If you’re thinking about getting a business loan, there are a lot of things you need to bear in mind. How much money are you looking to borrow? What are the funds for? Do you have any assets to secure the loan against? There are many reasons why you might need a business loan — maybe you need to finance an exciting new project that could drive business growth, or unexpected costs took you by surprise.
The alternative business finance market has developed a lot over the last few years. By now, there are many different lenders offering different types of loans. Generally speaking, the term ‘business loan’ is a broad category for a number of different products, so how do you you find the one that is the most suitable for your situation? Here are some of the things you need to think about when considering a business loan.
Secured vs. unsecured business loans
Based on the lender’s criteria and appetite for risk, business loans can either be secured or unsecured. If you have any assets you could use as collateral, such as property, machinery, or vehicles, you may be able to get a secured business loan. This means if your business defaults on payments, the lender will sell your assets to recover their money.
With a secured loan, the amount you’ll be able to borrow directly correlates with the value of your assets. So, you may want to think about what your assets are worth, because you won’t be able to borrow more than about 50-75% of the asset’s value. However, whether you can get a secured business loan or not depends on your trading history and the strength of your business too, and it’s not just about your assets.
Unsecured business loans, on the other hand, don’t require any collateral. They are usually based on the strength of your business, so if you’re a well-established business they might be a good option. The lender will look for strong profits, and will usually require a few years of trading history too.

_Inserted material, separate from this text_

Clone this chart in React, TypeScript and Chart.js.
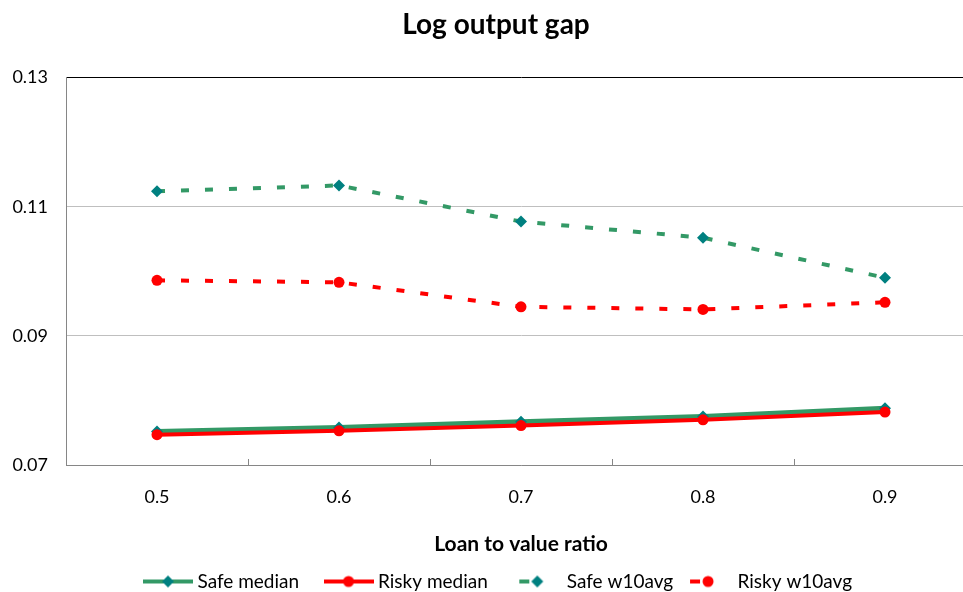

However, young businesses might find it harder to convince the lender of their creditworthiness, and bear in mind too that unsecured business loans usually have higher interest rates since the lender carries a higher risk. The rates vary, but as a rule of thumb: the higher the risk, the higher the rates.
Long-term vs. short-term loans
Another key fact to take into account when considering a business loan is the term. Would you like to finance business growth? A long-term business loan may be a good solution here. Or do you need the funds to tide you over to the next payment? In this case a short-term loan may be the more suitable option. Depending on the purpose of the funding, the period you want to borrow money may change.
There’s a simple reason why: you wouldn’t want to pay interest on a long-term loan that you may not need after 6 months. Usually, short-term loans will have agreements between 3 months and 2 years. Loans of more than 2 years would be considered medium- or long-term loans.
Let’s say you need external funding for a short period because your bills turned out to be higher than you expected. You don’t have the cash to pay the whole amount immediately but you know you’ll have enough revenue to cover all costs over the next 3 to 6 months. To avoid late payment charges, a revolving credit facility may be just what you’re looking for.
There are many other business overdraft alternatives that work similarly to a short-term loan, and can tide you over to the next payment. However, it’s worth mentioning that short-term options also tend to have higher rates.
How much money do you need, and how quickly?
Some business loans are designed for speed, which means the money could be in your account within days. This is very useful when you need the funds for an emergency — for example, if one of your essential tools urgently needs replacing.
You should also ask yourself how much money you need. A common method lenders use to assess your loan application is by looking at the loan amount compared to your turnover. As a rule of thumb the lender may lend up to one month’s turnover without security. If you can offer security, you may be able to borrow more. Essentially, the lender won’t give you a loan you can’t afford to repay, which leads us to the next important aspect: eligibility.
Every lender will want to check your creditworthiness before offering you a loan. Lenders will want to check the following to assess how much your business is eligible for:
- Bank statements
- Turnover and profit
- Trading history
- Payment history (i.e. late payments, CCJs)
With some lenders you’ll have a chance to talk to the underwriter who’s assessing your application. This way you can explain certain aspects of your business’s history, and the underwriter can take this information into account.
This is useful if your business is going through a tough period. Your turnover and profit margin demonstrate how healthy your business is, and if you’re not making enough profit, the underwriter will want to know why. Maybe you’re just struggling with cashflow gaps, or perhaps the issue is more serious.
Identifying the financial needs of your business is a first step to getting the support you need. Once you’ve narrowed down the key points, you’ll get an idea of what type of loan you’re looking for. It can help you prepare your application, and make the process faster and easier. But don’t worry if you’re still not sure what your best option is. Funding Options can help you identify the most important aspects of your request, and help you find the most suitable business loan.